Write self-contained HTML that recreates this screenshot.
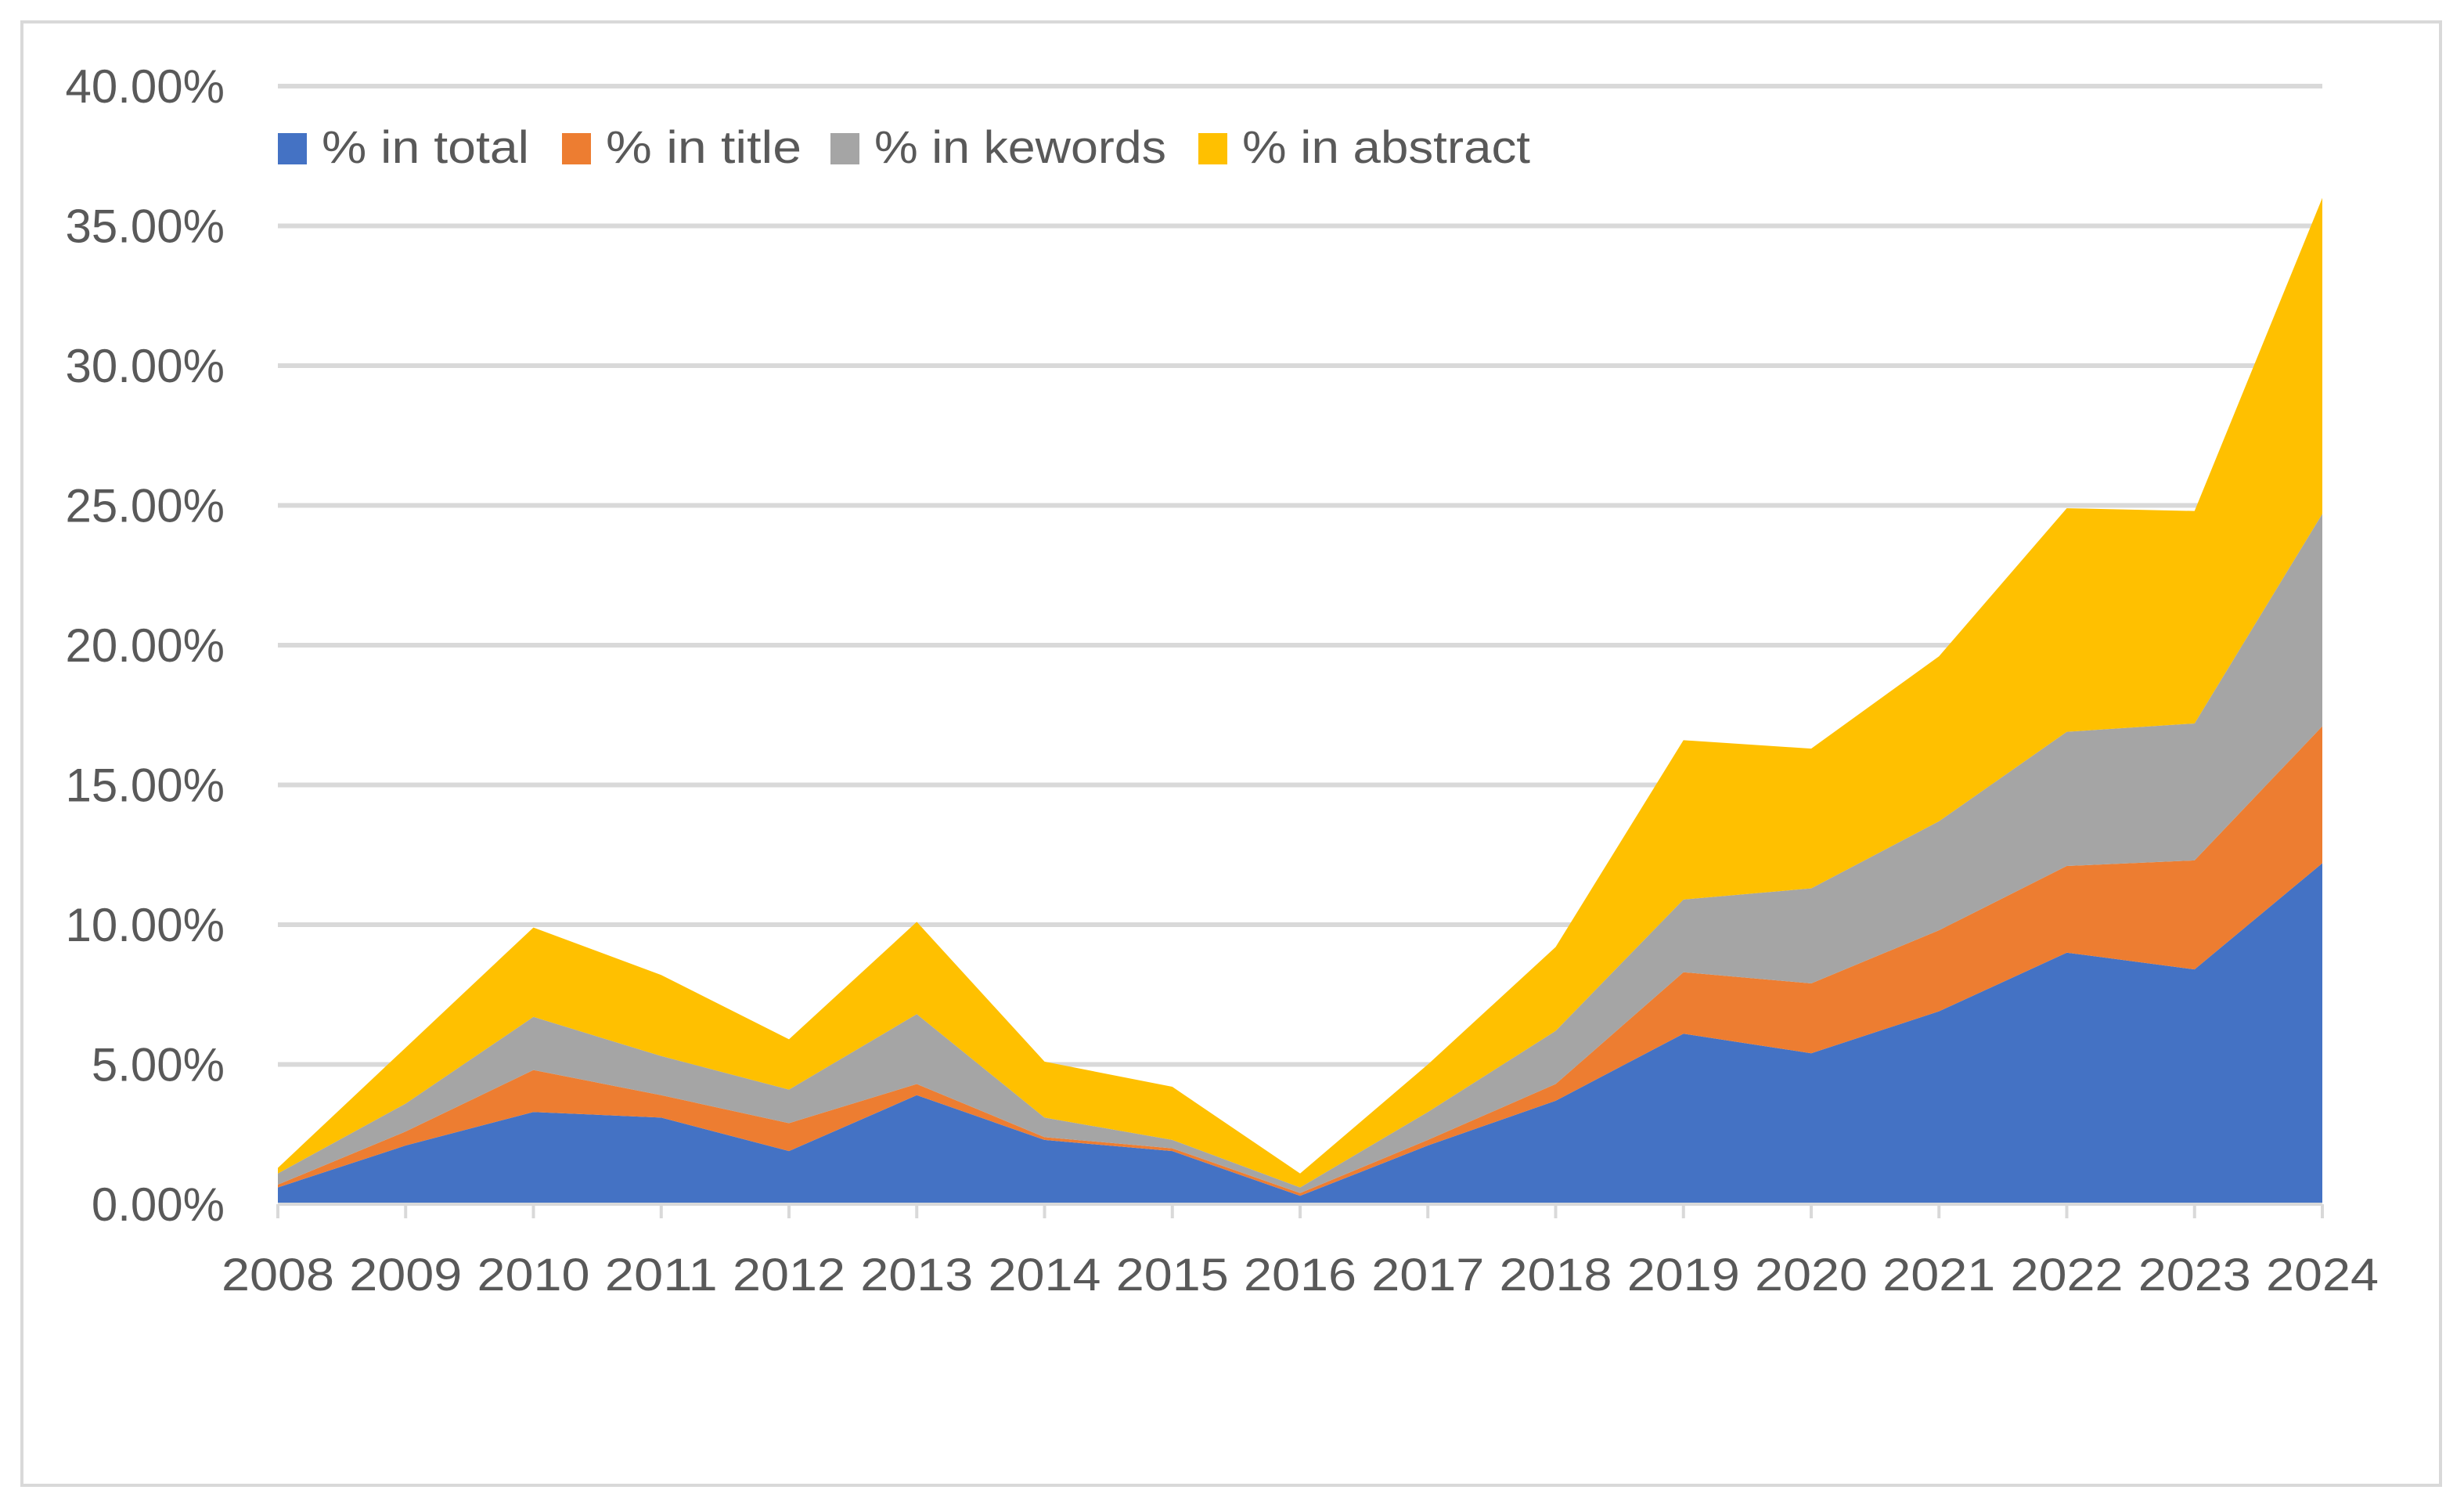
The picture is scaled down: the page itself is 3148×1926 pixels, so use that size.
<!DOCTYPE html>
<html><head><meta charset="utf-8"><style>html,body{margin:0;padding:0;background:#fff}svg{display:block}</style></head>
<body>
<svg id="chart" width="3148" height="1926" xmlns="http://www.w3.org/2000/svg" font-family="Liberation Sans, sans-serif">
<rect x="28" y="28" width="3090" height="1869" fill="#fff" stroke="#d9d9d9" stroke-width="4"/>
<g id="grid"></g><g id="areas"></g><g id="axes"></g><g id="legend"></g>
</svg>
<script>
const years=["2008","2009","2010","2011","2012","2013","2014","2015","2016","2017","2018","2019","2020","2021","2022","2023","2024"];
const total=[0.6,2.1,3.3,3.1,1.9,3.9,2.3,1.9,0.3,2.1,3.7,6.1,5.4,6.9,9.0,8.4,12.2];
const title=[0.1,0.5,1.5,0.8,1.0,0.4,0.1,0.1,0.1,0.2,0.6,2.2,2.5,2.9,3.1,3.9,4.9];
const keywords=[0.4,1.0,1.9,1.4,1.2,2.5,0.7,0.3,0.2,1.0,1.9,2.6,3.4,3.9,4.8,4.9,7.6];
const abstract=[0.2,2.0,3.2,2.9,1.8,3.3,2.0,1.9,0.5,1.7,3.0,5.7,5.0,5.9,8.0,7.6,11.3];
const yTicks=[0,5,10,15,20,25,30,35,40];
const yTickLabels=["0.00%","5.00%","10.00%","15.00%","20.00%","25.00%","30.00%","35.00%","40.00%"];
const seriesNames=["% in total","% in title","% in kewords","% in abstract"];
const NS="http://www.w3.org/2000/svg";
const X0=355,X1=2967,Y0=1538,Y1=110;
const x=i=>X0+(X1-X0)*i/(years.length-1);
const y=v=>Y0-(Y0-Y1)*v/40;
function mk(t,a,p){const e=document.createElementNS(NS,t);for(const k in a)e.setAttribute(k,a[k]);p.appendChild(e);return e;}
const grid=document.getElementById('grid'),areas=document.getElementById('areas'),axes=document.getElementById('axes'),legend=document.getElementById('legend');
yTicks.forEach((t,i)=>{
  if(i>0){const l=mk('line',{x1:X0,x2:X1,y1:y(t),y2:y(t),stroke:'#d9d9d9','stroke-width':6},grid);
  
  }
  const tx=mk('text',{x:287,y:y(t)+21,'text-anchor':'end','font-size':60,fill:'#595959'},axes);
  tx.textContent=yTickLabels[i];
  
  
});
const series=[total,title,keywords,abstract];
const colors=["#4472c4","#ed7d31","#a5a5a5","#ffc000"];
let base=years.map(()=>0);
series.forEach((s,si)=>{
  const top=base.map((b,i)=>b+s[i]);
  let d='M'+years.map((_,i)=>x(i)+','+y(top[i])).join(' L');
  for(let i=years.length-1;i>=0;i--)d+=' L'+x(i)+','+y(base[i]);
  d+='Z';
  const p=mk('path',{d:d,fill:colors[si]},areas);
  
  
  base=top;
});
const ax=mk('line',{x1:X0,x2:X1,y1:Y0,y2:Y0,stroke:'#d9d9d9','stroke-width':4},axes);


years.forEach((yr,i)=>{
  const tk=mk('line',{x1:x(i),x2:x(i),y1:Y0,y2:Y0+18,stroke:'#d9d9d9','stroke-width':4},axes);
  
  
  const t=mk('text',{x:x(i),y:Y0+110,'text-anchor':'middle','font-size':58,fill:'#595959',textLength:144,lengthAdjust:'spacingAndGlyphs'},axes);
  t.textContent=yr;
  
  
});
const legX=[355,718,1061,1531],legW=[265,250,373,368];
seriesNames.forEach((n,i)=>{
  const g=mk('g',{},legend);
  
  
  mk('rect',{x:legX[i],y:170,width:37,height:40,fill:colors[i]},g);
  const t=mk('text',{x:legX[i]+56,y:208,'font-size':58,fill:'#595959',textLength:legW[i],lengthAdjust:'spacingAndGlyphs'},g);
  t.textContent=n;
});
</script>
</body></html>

Problem to work on: Output the lines above in full and exactly as given, omitting any pictures.

Task answer:
Write self-contained HTML that recreates this screenshot.
The picture is scaled down: the page itself is 3148×1926 pixels, so use that size.
<!DOCTYPE html>
<html><head><meta charset="utf-8"><style>html,body{margin:0;padding:0;background:#fff}svg{display:block}</style></head>
<body>
<svg id="chart" width="3148" height="1926" xmlns="http://www.w3.org/2000/svg" font-family="Liberation Sans, sans-serif">
<rect x="28" y="28" width="3090" height="1869" fill="#fff" stroke="#d9d9d9" stroke-width="4"/>
<g id="grid"></g><g id="areas"></g><g id="axes"></g><g id="legend"></g>
</svg>
<script>
const years=["2008","2009","2010","2011","2012","2013","2014","2015","2016","2017","2018","2019","2020","2021","2022","2023","2024"];
const total=[0.6,2.1,3.3,3.1,1.9,3.9,2.3,1.9,0.3,2.1,3.7,6.1,5.4,6.9,9.0,8.4,12.2];
const title=[0.1,0.5,1.5,0.8,1.0,0.4,0.1,0.1,0.1,0.2,0.6,2.2,2.5,2.9,3.1,3.9,4.9];
const keywords=[0.4,1.0,1.9,1.4,1.2,2.5,0.7,0.3,0.2,1.0,1.9,2.6,3.4,3.9,4.8,4.9,7.6];
const abstract=[0.2,2.0,3.2,2.9,1.8,3.3,2.0,1.9,0.5,1.7,3.0,5.7,5.0,5.9,8.0,7.6,11.3];
const yTicks=[0,5,10,15,20,25,30,35,40];
const yTickLabels=["0.00%","5.00%","10.00%","15.00%","20.00%","25.00%","30.00%","35.00%","40.00%"];
const seriesNames=["% in total","% in title","% in kewords","% in abstract"];
const NS="http://www.w3.org/2000/svg";
const X0=355,X1=2967,Y0=1538,Y1=110;
const x=i=>X0+(X1-X0)*i/(years.length-1);
const y=v=>Y0-(Y0-Y1)*v/40;
function mk(t,a,p){const e=document.createElementNS(NS,t);for(const k in a)e.setAttribute(k,a[k]);p.appendChild(e);return e;}
const grid=document.getElementById('grid'),areas=document.getElementById('areas'),axes=document.getElementById('axes'),legend=document.getElementById('legend');
yTicks.forEach((t,i)=>{
  if(i>0){const l=mk('line',{x1:X0,x2:X1,y1:y(t),y2:y(t),stroke:'#d9d9d9','stroke-width':6},grid);
  
  }
  const tx=mk('text',{x:287,y:y(t)+21,'text-anchor':'end','font-size':60,fill:'#595959'},axes);
  tx.textContent=yTickLabels[i];
  
  
});
const series=[total,title,keywords,abstract];
const colors=["#4472c4","#ed7d31","#a5a5a5","#ffc000"];
let base=years.map(()=>0);
series.forEach((s,si)=>{
  const top=base.map((b,i)=>b+s[i]);
  let d='M'+years.map((_,i)=>x(i)+','+y(top[i])).join(' L');
  for(let i=years.length-1;i>=0;i--)d+=' L'+x(i)+','+y(base[i]);
  d+='Z';
  const p=mk('path',{d:d,fill:colors[si]},areas);
  
  
  base=top;
});
const ax=mk('line',{x1:X0,x2:X1,y1:Y0,y2:Y0,stroke:'#d9d9d9','stroke-width':4},axes);


years.forEach((yr,i)=>{
  const tk=mk('line',{x1:x(i),x2:x(i),y1:Y0,y2:Y0+18,stroke:'#d9d9d9','stroke-width':4},axes);
  
  
  const t=mk('text',{x:x(i),y:Y0+110,'text-anchor':'middle','font-size':58,fill:'#595959',textLength:144,lengthAdjust:'spacingAndGlyphs'},axes);
  t.textContent=yr;
  
  
});
const legX=[355,718,1061,1531],legW=[265,250,373,368];
seriesNames.forEach((n,i)=>{
  const g=mk('g',{},legend);
  
  
  mk('rect',{x:legX[i],y:170,width:37,height:40,fill:colors[i]},g);
  const t=mk('text',{x:legX[i]+56,y:208,'font-size':58,fill:'#595959',textLength:legW[i],lengthAdjust:'spacingAndGlyphs'},g);
  t.textContent=n;
});
</script>
</body></html>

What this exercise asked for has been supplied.